Within the past various decades, many different types of machinery and apparatus have been devised for magnetically recording information on a suitable track or disc. With the advent of inexpensive computers for home, office and industry use, a demand has developed for magnetic discs which are very precise in construction and operation when employed to store information of virtually any kind of description.
In the manufacture of rigid memory discs, a flat substantially co-planar ring of aluminum is coated with an expoy-based matrix having therein a predetermined amount of magnetically sensitive particles. Typically, such coating is applied to the opposite sides of the aluminum ring so that both sides are capable of carrying information.
The epoxy matrix is cured, and thereafter the opposite surfaces of the disc are polished or ground to provide the required surface finish. To ensure that each such disc surface is capable of retaining information and transferring the same to other discs or devices, it is necessary that the thickness of the coating on each side of the disc be within certain predetermined limits.
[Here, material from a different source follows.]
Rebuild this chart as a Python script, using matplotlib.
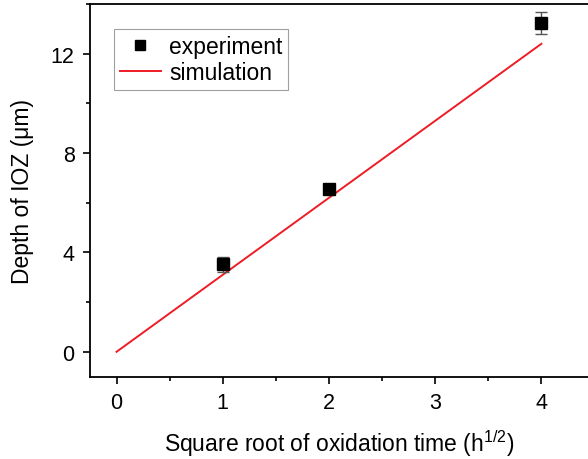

Prior polishing or grinding methods have employed the use of polishing pads which were simultaneously brought to bear against the opposite side surfaces of the disc in substantial alignment with each other so that both surfaces are polished at the same time as the disc is rotated. This arrangement many times resulted in one side of the disc being ground or polished too much and the opposite side being ground or polished too little, the aluminum body of the disc thereby being located off center with respect to the coatings on the opposite sides. This has been deemed to be unsatisfactory because, although the total thickness of the disc might be maintained within predetermined limits, the thicknesses of the coatings themselves were unequal and usually not within the prescribed tolerances.